Michele Denise Hall and Stanford Divante Fraser were married Sept. 7 at the Newton White Mansion in Mitchellville, Md. William J. Epps Jr., a federal magistrate judge for the Western District of Missouri with chambers in Jefferson City, officiated.
The bride, 27, and the groom, 28, are both public defenders for the State of Maryland in Prince George’s County. She defends juveniles, and he represents adults. Each received a law degree from Harvard.
The bride graduated from Washington University in St Louis. She is a daughter of Cornelia O. Porter-Hall of Annapolis, Md., and Dennis M Hall of St. Petersburg, Fla. Her mother is a school nurse at Prince George’s County Public Schools.
The groom graduated from Howard University. He is the son of Ermyn A. Murray of Mitchellville and Stanford McArthur Fraser of Sunrise, Fla. His mother is a teacher at Newport Mills Middle School in Montgomery County, Md. His father is a retired Army veteran.
Ms. Hall and Mr.
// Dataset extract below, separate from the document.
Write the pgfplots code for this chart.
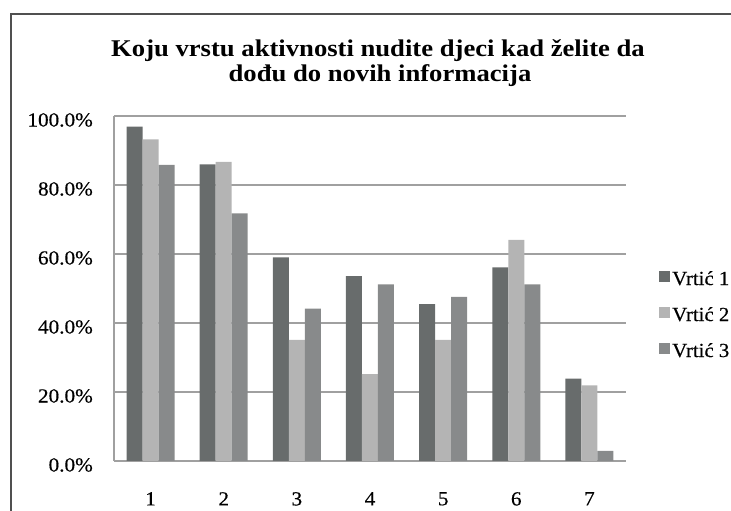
\documentclass[border=0pt]{standalone}
\usepackage{fontspec}
\setmainfont{Liberation Serif}[FakeStretch=1.06, FakeBold=0.4]
\newfontfamily\titlefont{Liberation Serif}[FakeStretch=1.11]
\newfontfamily\legfont{Liberation Serif}[FakeStretch=1.04, FakeBold=0.4]
\usepackage{pgfplots}
\pgfplotsset{compat=1.18}
\definecolor{barA}{RGB}{104,108,108}
\definecolor{barB}{RGB}{180,180,180}
\definecolor{barC}{RGB}{136,138,139}
\definecolor{gridc}{RGB}{160,160,160}
\definecolor{framec}{RGB}{80,80,80}
\begin{document}
\begin{tikzpicture}[x=1pt,y=1pt]
\useasboundingbox (0,0) rectangle (731,511);
\clip (0,0) rectangle (731,511);
\draw[framec, line width=1.5pt] (10.5,497) -- (731,497);
\draw[framec, line width=1.5pt] (11,497.5) -- (11,0);
\node[font=\titlefont\fontsize{24}{28}\selectfont\bfseries, anchor=base] at (378,454) {Koju vrstu aktivnosti nudite djeci kad želite da};
\node[font=\titlefont\fontsize{24}{28}\selectfont\bfseries, anchor=base] at (380,429) {dođu do novih informacija};
\begin{axis}[
  at={(114pt,50pt)}, anchor=south west,
  scale only axis, width=512pt, height=345pt,
  ybar=0pt, bar width=16pt,
  xmin=0.5, xmax=7.5, ymin=0, ymax=100,
  xtick={1,2,3,4,5,6,7}, xticklabels={1,2,3,4,5,6,7},
  ytick={0,20,40,60,80,100},
  yticklabels={0.0\%,20.0\%,40.0\%,60.0\%,80.0\%,100.0\%},
  major tick length=0pt,
  axis x line*=bottom, axis y line*=left,
  axis line style={gridc, line width=1.2pt, -},
  ymajorgrids, grid style={gridc, line width=1.2pt},
  tick label style={font=\fontsize{20}{24}\selectfont},
  yticklabel style={anchor=east, inner sep=0pt, xshift=-21pt, yshift=-4pt},
  xticklabel style={anchor=north, inner sep=0pt, yshift=-31pt},
  legend image code/.code={\fill[#1] (0pt,-3.5pt) rectangle (11pt,7.5pt);},
  legend style={at={(1.0645,0.426)}, anchor=west, draw=none, fill=none, inner sep=0pt,
    font=\legfont\fontsize{20}{24}\selectfont, row sep=22pt,
    nodes={inner sep=0pt, text height=13pt, text depth=0pt}},
  legend cell align=left,
  legend style={/tikz/every odd column/.append style={column sep=2pt}},
]
\addplot[draw=none, fill=barA] coordinates {(1,96.9) (2,86.0) (3,59.0) (4,53.6) (5,45.5) (6,56.1) (7,23.9)};
\addplot[draw=none, fill=barB] coordinates {(1,93.2) (2,86.7) (3,35.1) (4,25.2) (5,35.1) (6,64.1) (7,21.9)};
\addplot[draw=none, fill=barC] coordinates {(1,85.8) (2,71.8) (3,44.2) (4,51.2) (5,47.6) (6,51.2) (7,2.9)};
\legend{Vrtić 1,Vrtić 2,Vrtić 3}
\end{axis}
\end{tikzpicture}
\end{document}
Fraser met in July 2014 at a house party in Manhattan that was a precursor to a “grits and biscuits” party held later that evening for young black professionals.
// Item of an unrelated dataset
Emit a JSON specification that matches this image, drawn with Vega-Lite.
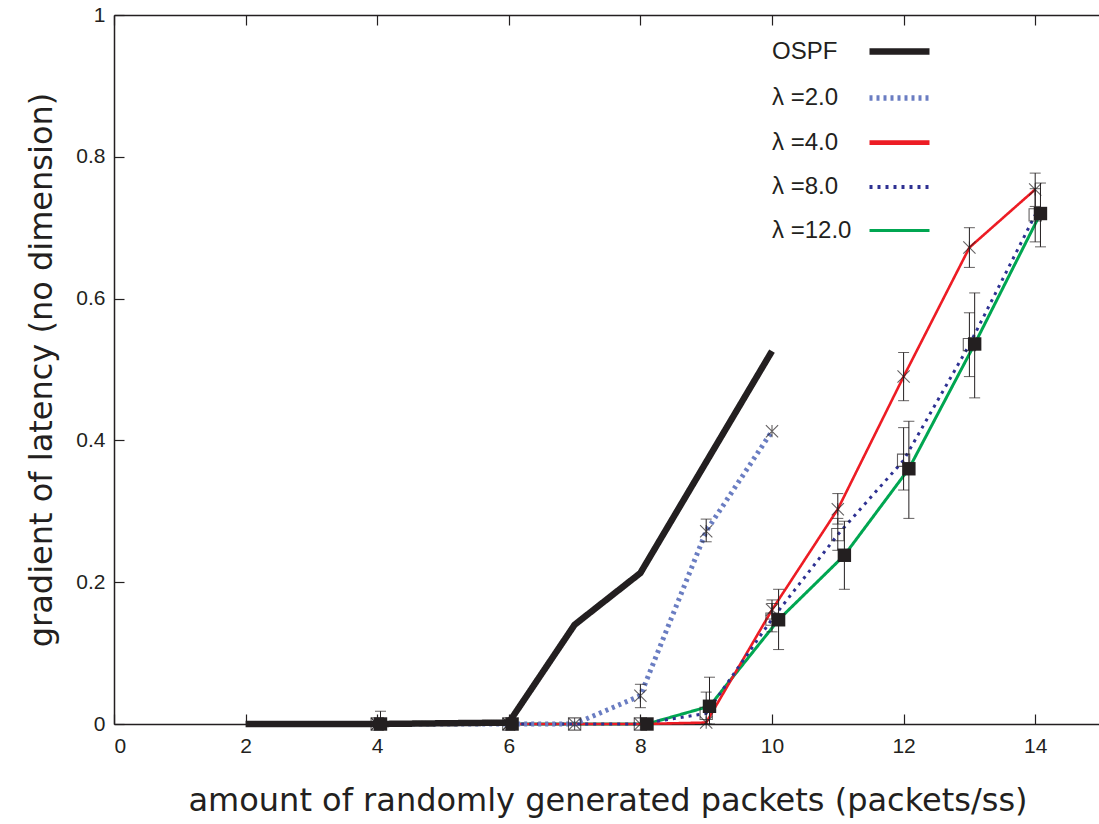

At the time, Ms. Hall was working as an intern for a Manhattan law firm, and Mr. Fraser, living in Brooklyn, was interning for the Legal Aid Society of New York. She was about to enter her first year of law school at Harvard, where he was eager to begin his second year.
“The first time I saw him, he was being loud and dancing all over the place,” Ms. Hall said. “I thought he was cocky and really full of himself.”
Mr. Fraser had other thoughts. “I thought she was gorgeous,” he said. “In fact, I thought she was someone I wanted to get to know better, but all I wanted to do that night was enjoy myself at those parties.”
They spoke briefly at both events and did not see each other again until they returned to law school the following month, when she ran into him at the Harvard Legal Aid Bureau.
Their paths continued to cross on campus. “We just couldn’t avoid running into each other,” Mr. Fraser said. “It was as if our energies kept making it happen.”
In September 2014, Ms. Hall was part of a group that received a blanket invitation to a party that Mr. Fraser was hosting on campus, and she sent back an audacious reply.
“I told him I would only go to his party if he personally invited me,” she said, laughing. “I wanted him to make me feel special.”
Mr. Fraser promptly sent along a personal invite via text, and Ms. Hall went to his party. After a spirited conversation, she said she began to realize she had “mistaken his confidence for cockiness.”
“He was someone with big dreams who believed in himself,” she said. “He just had this way about him. He was funny and smart, and someone I felt I could trust.”
A few days later, their paths again crossed on campus. This time, Ms. Hall spotted Mr. Fraser, on his way to housing court, sporting what she described as “a really hot suit.”
“He looked so handsome,” she said. “I felt it was time for me to make the first move.”
She invited him to her dorm room to watch a favorite television show. “At first, he seemed more interested in the show than in me,” Ms. Hall said. “I was like, ‘What is up with this guy?’”
But moments later, Mr. Fraser leaned over and shared a long, first kiss with Ms. Hall. “I thought to myself, ‘What took you so long?’” she said.